There is a universal now. Just because you are in a different location it doesn't change what now is. We have clocks all over the earth synced close to each other depsite being located in different places. While physically it may be impossible to perfectly sync clocks in theory we could have theoretically synced clocks.
I don't think this is true. General relativity says that time slows down under greater gravitational forces. This has been experimentally proven. Therefore clocks at different elevations run at different speeds.
Yes. In addition, Special relativity says clocks moving faster through space tick slower than clocks that move more slowly.
So let's say you're a GPS satellite. GR says your clock ticks too fast because you're farther from the center of the earth's gravity well than the wristwatches of people on the surface.
But SR says your clock ticks slower than a wristwatch on the surface because you're whizzing through space at ~15,000 km/hour.
Which is right? Both. And they do not exactly cancel each other out (in general). So both GR and SR have to be taken into account to make GPS satellites produce accurate locations and times.
You can refer to it differently, but time progresses at different rates at the different places. So in your example, physical processes (i.e rusting, aging) at place B happen 2X as fast as those at place A.
>but time progresses at different rates at the different places.
What's the problem? We can still have a now defined as I mentioned above. t1=t2=0 at the start. Now when t1=x for place A will refer to when t2=2*t1 at place B.
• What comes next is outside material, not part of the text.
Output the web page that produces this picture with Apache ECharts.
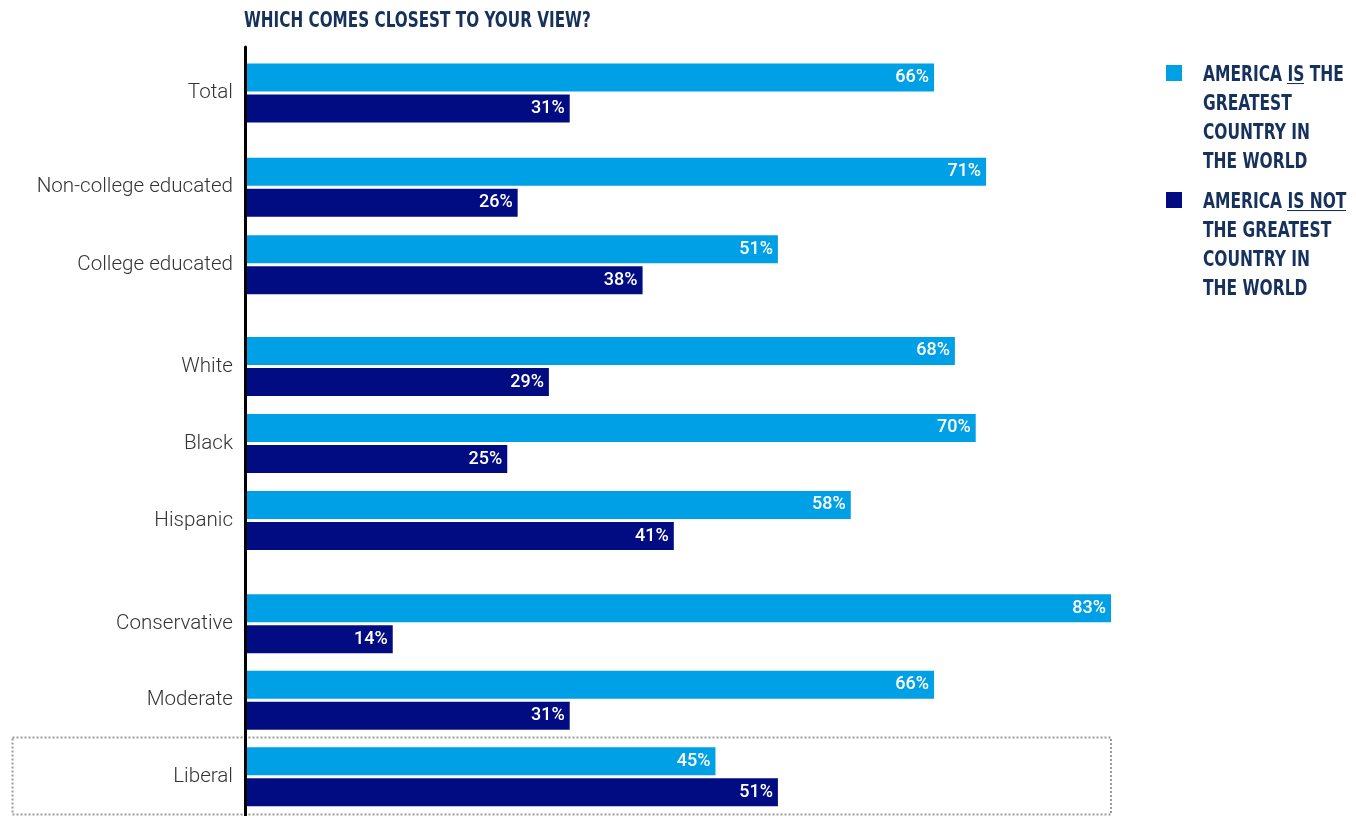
<!DOCTYPE html>
<html>
<head>
<meta charset="utf-8">
<script src="https://cdn.jsdelivr.net/npm/echarts@6/dist/echarts.min.js"></script>
<style>
  html, body { margin: 0; padding: 0; background: #fff; }
  #chart { width: 1356px; height: 816px; }
</style>
</head>
<body>
<div id="chart"></div>
<script>
// data
const categories = ['Total', 'Non-college educated', 'College educated', 'White', 'Black', 'Hispanic', 'Conservative', 'Moderate', 'Liberal'];
const groupSizes = [1, 2, 3, 3];
const isGreatest = [66, 71, 51, 68, 70, 58, 83, 66, 45];
const isNotGreatest = [31, 26, 38, 29, 25, 41, 14, 31, 51];
const seriesNames = ['AMERICA IS THE GREATEST COUNTRY IN THE WORLD', 'AMERICA IS NOT THE GREATEST COUNTRY IN THE WORLD'];
const legendLines = [
    'AMERICA {u|IS} THE\nGREATEST\nCOUNTRY IN\nTHE WORLD',
    'AMERICA {u|IS NOT}\nTHE GREATEST\nCOUNTRY IN\nTHE WORLD'
];
const titleText = 'WHICH COMES CLOSEST TO YOUR VIEW?';

const LIGHT = '#00a0e6';
const NAVY = '#020c82';
const INK = '#15315c';
const COND = "'DejaVu Sans Condensed', 'DejaVu Sans', sans-serif";

// canvas used as background of the underlined words
const underline = document.createElement('canvas');
underline.width = 4;
underline.height = 58;
const uctx = underline.getContext('2d');
uctx.fillStyle = INK;
uctx.fillRect(0, 49, 4, 3);

// one grid per group so the gaps between groups can differ
const gridBoxes = [
    { top: 54.5, height: 77 },
    { top: 148.5, height: 155 },
    { top: 328, height: 231 },
    { top: 585.5, height: 229.5 }
];

const chart = echarts.init(document.getElementById('chart'), null, { renderer: 'canvas' });

const grids = [];
const xAxes = [];
const yAxes = [];
const series = [];
let start = 0;
groupSizes.forEach((n, g) => {
    const cats = categories.slice(start, start + n);
    grids.push({ left: 247, width: 1041, top: gridBoxes[g].top, height: gridBoxes[g].height });
    xAxes.push({ gridIndex: g, type: 'value', min: 0, max: 100, show: false });
    yAxes.push({
        gridIndex: g,
        type: 'category',
        inverse: true,
        data: cats,
        axisLine: { show: false },
        axisTick: { show: false },
        axisLabel: { margin: 14, fontFamily: 'Roboto', fontWeight: 300, fontSize: 20.6, color: '#333333' }
    });
    [isGreatest, isNotGreatest].forEach((vals, s) => {
        series.push({
            name: seriesNames[s],
            type: 'bar',
            xAxisIndex: g,
            yAxisIndex: g,
            barWidth: 28,
            barGap: '11%',
            itemStyle: { color: s === 0 ? LIGHT : NAVY },
            label: {
                show: true,
                position: 'insideRight',
                distance: 5,
                formatter: '{c}%',
                color: '#ffffff',
                fontFamily: 'Roboto',
                fontWeight: 500,
                fontSize: 18
            },
            data: vals.slice(start, start + n)
        });
    });
    start += n;
});

// extra empty grid that only carries the continuous vertical axis line
grids.push({ left: 245, width: 1041, top: 47, bottom: 0 });
xAxes.push({ gridIndex: 4, type: 'value', show: false });
yAxes.push({
    gridIndex: 4,
    type: 'value',
    axisLine: { show: true, lineStyle: { color: '#000000', width: 3 } },
    axisTick: { show: false },
    axisLabel: { show: false },
    splitLine: { show: false }
});

// legend drawn as graphic so the condensed lettering can be squeezed
const legendTops = [65, 192];
const legendGraphics = [];
seriesNames.forEach((name, i) => {
    legendGraphics.push({
        type: 'rect',
        shape: { x: 1166, y: legendTops[i], width: 16, height: 16 },
        style: { fill: i === 0 ? LIGHT : NAVY }
    });
    legendGraphics.push({
        type: 'text',
        x: 1203,
        y: legendTops[i] + 8 - 14.5 + 3,
        scaleX: 0.82,
        style: {
            text: legendLines[i],
            font: 'bold 21px ' + COND,
            fill: INK,
            lineHeight: 29,
            verticalAlign: 'top',
            rich: {
                u: {
                    font: 'bold 21px ' + COND,
                    fill: INK,
                    lineHeight: 29,
                    backgroundColor: { image: underline }
                }
            }
        }
    });
});

const options = {
    animation: false,
    grid: grids,
    xAxis: xAxes,
    yAxis: yAxes,
    series: series,
    graphic: [
        {
            type: 'text',
            x: 244,
            y: 21.5,
            scaleX: 0.77,
            style: {
                text: titleText,
                font: 'bold 22px ' + COND,
                fill: INK,
                verticalAlign: 'middle'
            }
        },
        {
            type: 'rect',
            shape: { x: 12.5, y: 737.5, width: 1098.5, height: 77 },
            style: { fill: null, stroke: '#9c9c9c', lineWidth: 2, lineDash: [2, 2] },
            z: 0
        }
    ].concat(legendGraphics)
};

chart.setOption(options);

window.addEventListener('resize', () => {
    chart.resize();
});
</script>
</body>
</html>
"the distances and even temporal ordering of pairs of events change when measured in different inertial frames of reference (this is the relativity of simultaneity); and the linear additivity of velocities no longer holds true."
>the distances and even temporal ordering of pairs of events change when measured in different inertial frames of reference (this is the relativity of simultaneity)
I'm not saying to use different frames of reference. I am saying to use a single universal frame of reference.